The International Series pedigree still matters
Ogletree’s story is tightly stitched to The International Series, the Asian Tour’s set of enhanced events that has become an increasingly serious proving ground. He’s not just a past champion—he’s one of the format’s signature success stories, the kind organisers point to when they sell the pathway.
And Ogletree, to his credit, doesn’t dress it up. He sees the pathway getting sharper, fairer, and—crucially—more relevant.
“I think it really rewards good, consistent play, which is exactly what you want,” he said. “It was great to see the changes they made this year — the players who performed best over the entire season were the ones who earned the opportunity.
“Last year, with the Saudi International carrying more than double the points of the other events, the Rankings had a slightly different weighting. This season felt much more balanced, and I think it did a great job of reflecting who played the best golf across the year. That’s what The International Series is about, and I really liked the adjustments they made.
“I also think it’s becoming a very interesting pathway, especially for young players coming out of college. The way it fits into the professional golf landscape right now is really positive.”
There’s an old-school logic in that argument: play well across a season, get rewarded—no tricks, no golden ticket for one oversized week. For anyone raised on merit tables and marathon campaigns, it’s hard to disagree.

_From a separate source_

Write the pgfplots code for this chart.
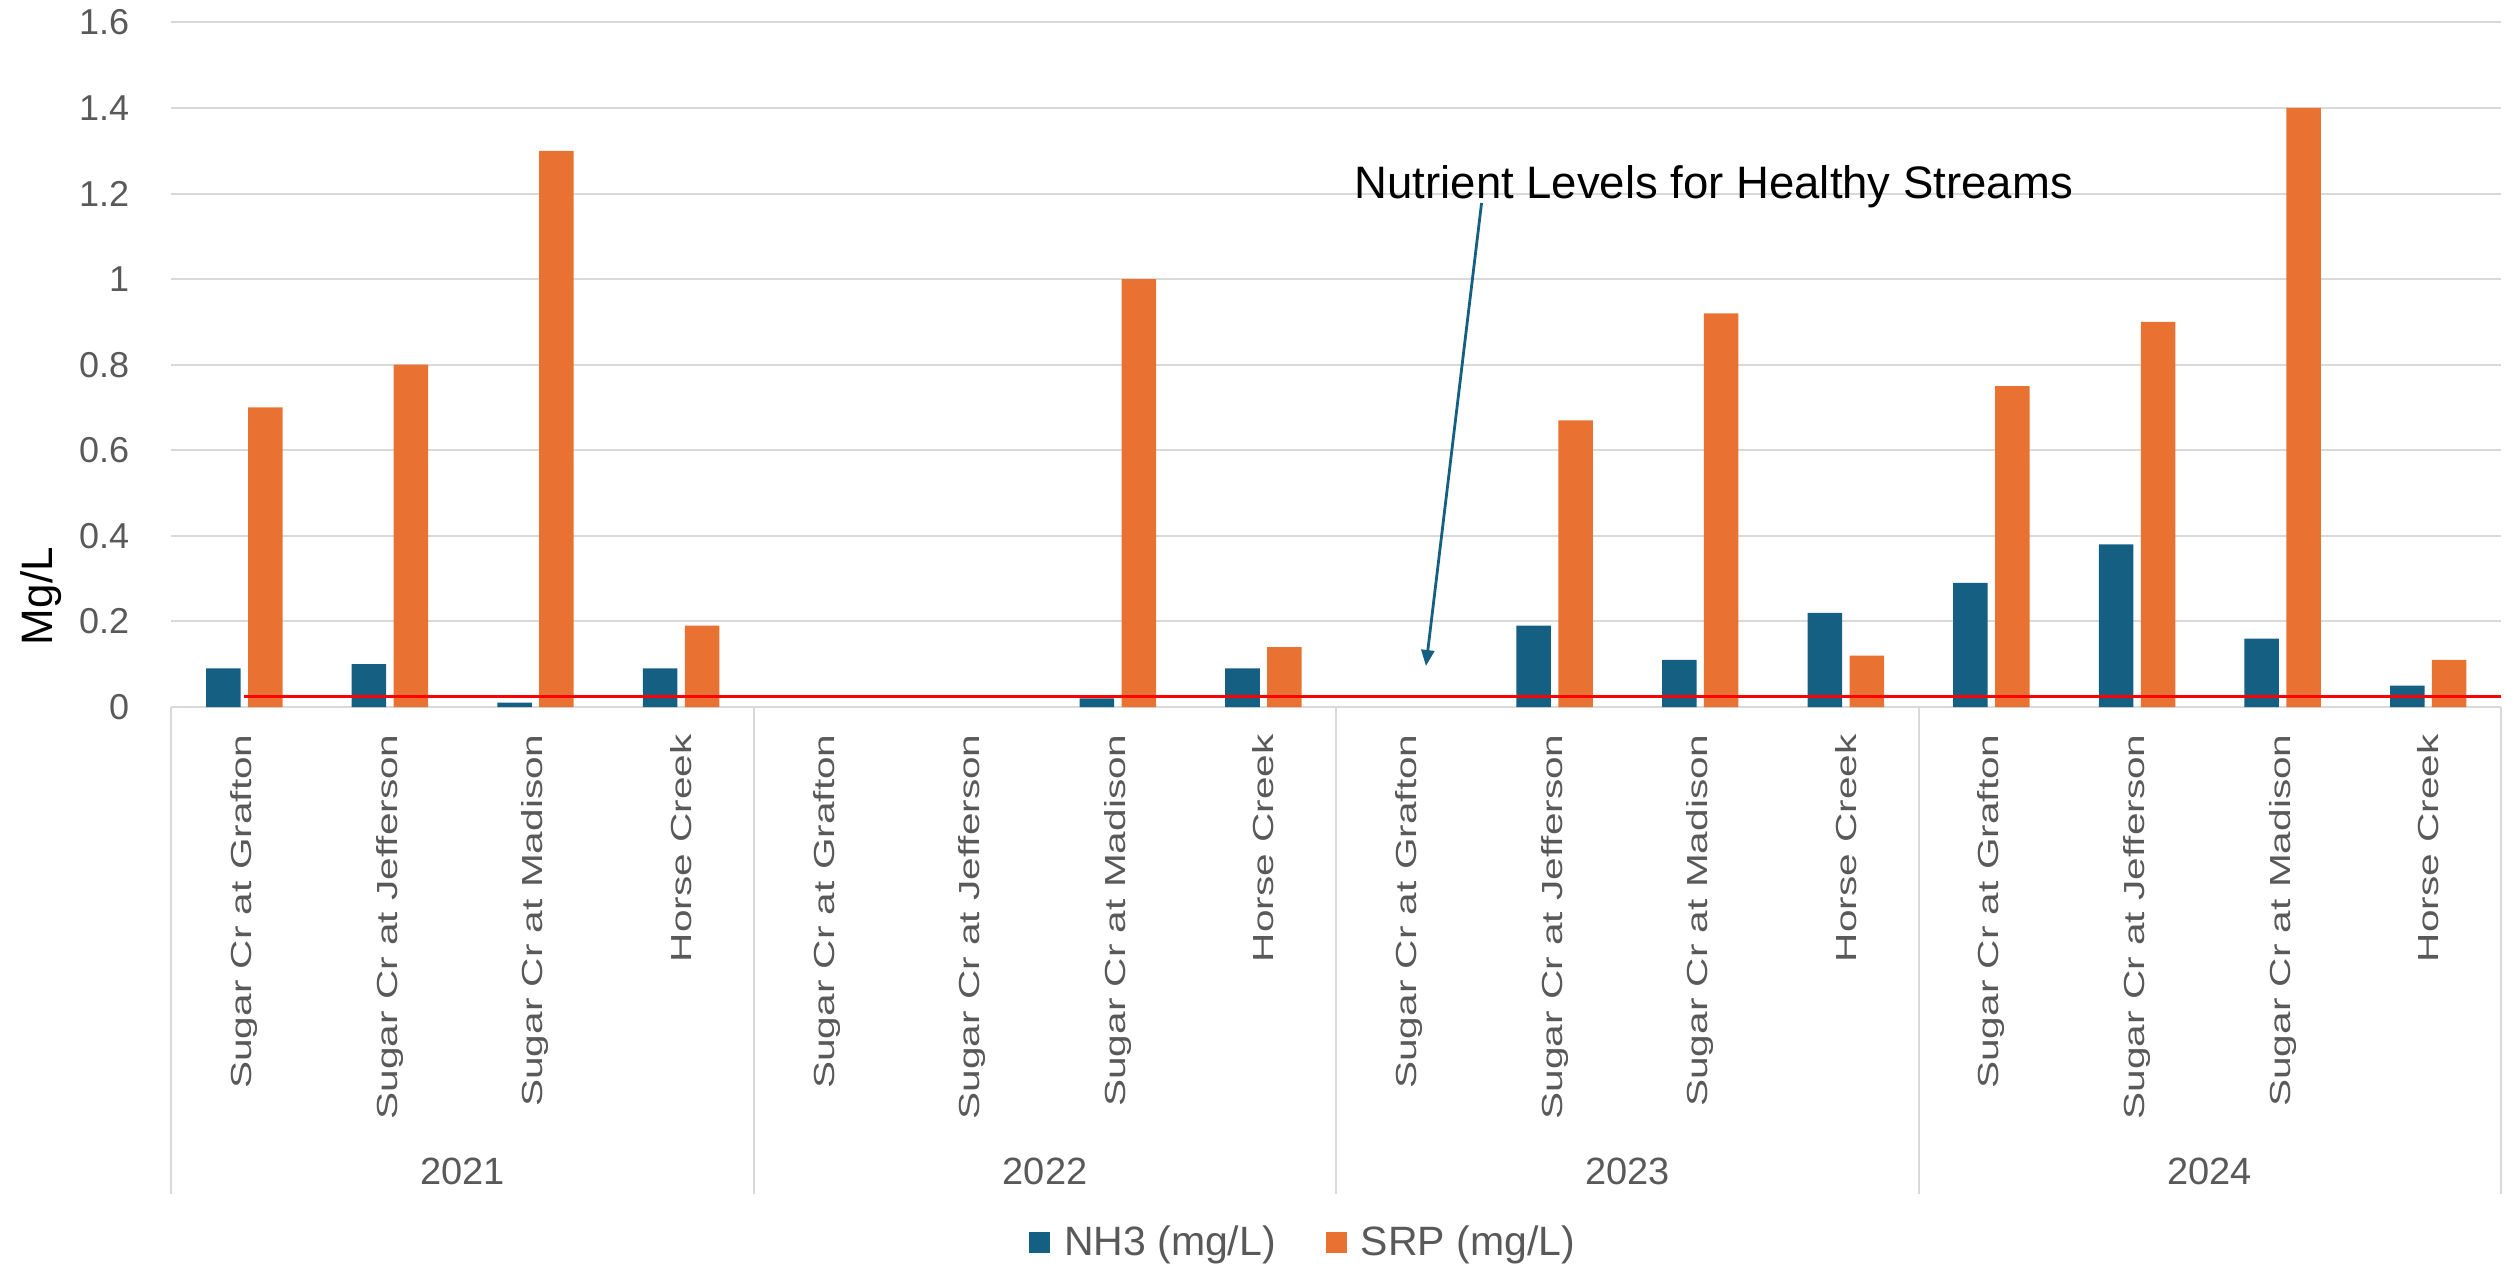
\documentclass[border=0pt]{standalone}
\usepackage{pgfplots}
\pgfplotsset{compat=1.18}
\usepackage{pgfplotstable}
\usepackage{fontspec}
\setmainfont{Liberation Sans}
\newfontfamily\sitefont[FakeStretch=1.4]{Liberation Sans}
\usetikzlibrary{arrows.meta}

\definecolor{nhblue}{HTML}{156082}
\definecolor{srporange}{HTML}{E97132}
\definecolor{labelgray}{HTML}{595959}
\definecolor{gridgray}{HTML}{D9D9D9}

% Positions 0-15: four sites per year, 2021-2024
\pgfplotstableread{
pos nh3
0 0.09
1 0.10
2 0.01
3 0.09
6 0.02
7 0.09
9 0.19
10 0.11
11 0.22
12 0.29
13 0.38
14 0.16
15 0.05
}\nhthree

\pgfplotstableread{
pos srp
0 0.70
1 0.80
2 1.30
3 0.19
6 1.00
7 0.14
9 0.67
10 0.92
11 0.12
12 0.75
13 0.90
14 1.40
15 0.11
}\srp

% Healthy-stream nutrient level
\pgfplotstableread{
pos level
0 0.025
15.5 0.025
}\healthy

\begin{document}
\begin{tikzpicture}
\useasboundingbox (0,0) rectangle (1257pt,632.5pt);
\begin{axis}[
  at={(85.75pt,279pt)}, anchor=south west,
  scale only axis, width=1164.75pt, height=342.3pt,
  xmin=-0.5, xmax=15.5, ymin=0, ymax=1.6,
  clip=false,
  axis x line*=bottom, axis y line*=left,
  x axis line style={draw=gridgray, line width=1pt},
  y axis line style={draw=none},
  ymajorgrids, grid style={gridgray, line width=1pt},
  major tick length=0pt,
  ytick={0,0.2,0.4,0.6,0.8,1,1.2,1.4,1.6},
  /pgf/number format/assume math mode=true,
  yticklabel style={font=\fontsize{18}{18}\selectfont, text=labelgray, anchor=east, inner sep=0pt},
  yticklabel shift=21pt,
  xtick={0,...,15},
  xticklabels={Sugar Cr at Grafton, Sugar Cr at Jefferson, Sugar Cr at Madison, Horse Creek,
               Sugar Cr at Grafton, Sugar Cr at Jefferson, Sugar Cr at Madison, Horse Creek,
               Sugar Cr at Grafton, Sugar Cr at Jefferson, Sugar Cr at Madison, Horse Creek,
               Sugar Cr at Grafton, Sugar Cr at Jefferson, Sugar Cr at Madison, Horse Creek},
  xticklabel style={rotate=90, anchor=east, inner sep=0pt,
                    font=\sitefont\fontsize{14.5}{14.5}\selectfont, text=labelgray},
  xticklabel shift=13.5pt,
  ylabel={Mg/L},
  ylabel style={at={(axis description cs:-0.0509,0.162)}, anchor=base,
                font=\fontsize{22}{22}\selectfont, text=black},
  legend image code/.code={\fill[#1] (0pt,-5.25pt) rectangle (10.5pt,5.25pt);},
  legend style={at={(0.4853,-0.782)}, anchor=center, draw=none, fill=none,
                legend columns=-1, font=\fontsize{20.5}{20.5}\selectfont, text=labelgray,
                nodes={inner sep=0pt},
                /tikz/every odd column/.append style={column sep=7pt},
                /tikz/every even column/.append style={column sep=25pt}},
]
\addplot[ybar, bar width=0.237, bar shift=-0.144, fill=nhblue, draw=none]
  table[x=pos, y=nh3] {\nhthree};
\addlegendentry{NH3 (mg/L)}
\addplot[ybar, bar width=0.237, bar shift=0.144, fill=srporange, draw=none]
  table[x=pos, y=srp] {\srp};
\addlegendentry{SRP (mg/L)}
\addplot[forget plot, red, line width=1.65pt] table[x=pos, y=level] {\healthy};

% year group separators and labels
\draw[gridgray, line width=1pt] (axis cs:-0.5,0) -- ++(0pt,-243.5pt);
\draw[gridgray, line width=1pt] (axis cs:3.5,0) -- ++(0pt,-243.5pt);
\draw[gridgray, line width=1pt] (axis cs:7.5,0) -- ++(0pt,-243.5pt);
\draw[gridgray, line width=1pt] (axis cs:11.5,0) -- ++(0pt,-243.5pt);
\draw[gridgray, line width=1pt] (axis cs:15.5,0) -- ++(0pt,-243.5pt);
\node[font=\fontsize{19}{19}\selectfont, text=labelgray, anchor=base] at ([yshift=-238.5pt]axis cs:1.5,0) {2021};
\node[font=\fontsize{19}{19}\selectfont, text=labelgray, anchor=base] at ([yshift=-238.5pt]axis cs:5.5,0) {2022};
\node[font=\fontsize{19}{19}\selectfont, text=labelgray, anchor=base] at ([yshift=-238.5pt]axis cs:9.5,0) {2023};
\node[font=\fontsize{19}{19}\selectfont, text=labelgray, anchor=base] at ([yshift=-238.5pt]axis cs:13.5,0) {2024};

% annotation for the reference line
\node[font=\fontsize{22.75}{22.75}\selectfont, text=black, anchor=base, inner sep=0pt]
  at (axis cs:10.093,1.1895) {Nutrient Levels for Healthy Streams};
\draw[nhblue, line width=1.4pt, -{Triangle[length=8pt, width=6.5pt]}]
  (axis cs:8.498,1.178) -- (axis cs:8.116,0.0958);
\end{axis}
\end{tikzpicture}
\end{document}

What two seasons on LIV taught him
Ogletree isn’t guessing what LIV life looks like. He’s lived it—two seasons’ worth—and he produced a couple of results that prove he wasn’t just filling a slot: T3 in Adelaide and T6 in England, both in 2024.
So Promotions isn’t about discovering whether he belongs. It’s about re-entering a league where the margins are thin and the door is only cracked open for a select few. Three cards. One week. No room for polite “good efforts.”
The fields are getting stronger—and he noticed
Even in a reduced 2025 schedule—three International Series starts—Ogletree says the competitive temperature keeps rising. More familiar names. More depth. More consequence.
“The fields are getting stronger every year,” he said. “With more LIV players coming out to play at The International Series events, the level just keeps rising. The World Ranking points are improving too, which adds even more credibility.
“If you earn one of those top spots over a full season, you’ve played some really solid golf. Winning out here means a lot — the competition is strong, and that’s ultimately what we’re all chasing.”
That’s the central truth of this whole pathway conversation: credibility comes from who you beat, not what brochure you’re in. And if Ogletree can fight his way through Promotions, it won’t be nostalgia or reputation doing the heavy lifting. It’ll be scores.
What happens next for Andy Ogletree
For Andy Ogletree, the assignment is brutally simple: show up healthy, hit the shots, and turn “comeback” from a headline into a result. Promotions golf has never been kind to anyone, but it is honest. It doesn’t care what you won in 2023. It only cares what you post now.
And for a player who has already proved he can win on this route—and understands exactly what waits on the other side—that honesty might be just the motivation he needs.
FAQ
What is LIV Golf Promotions?
A qualifying pathway event offering a limited number of LIV Golf League cards for the following season.
How many LIV cards are available at LIV Golf Promotions for 2026?
Three cards are on offer for the 2026 season.
Where is LIV Golf Promotions being played?
At Black Diamond Ranch Golf & Country Club in Florida.
What is Andy Ogletree known for on The International Series?
He has three International Series victories and won the 2023 International Series Rankings.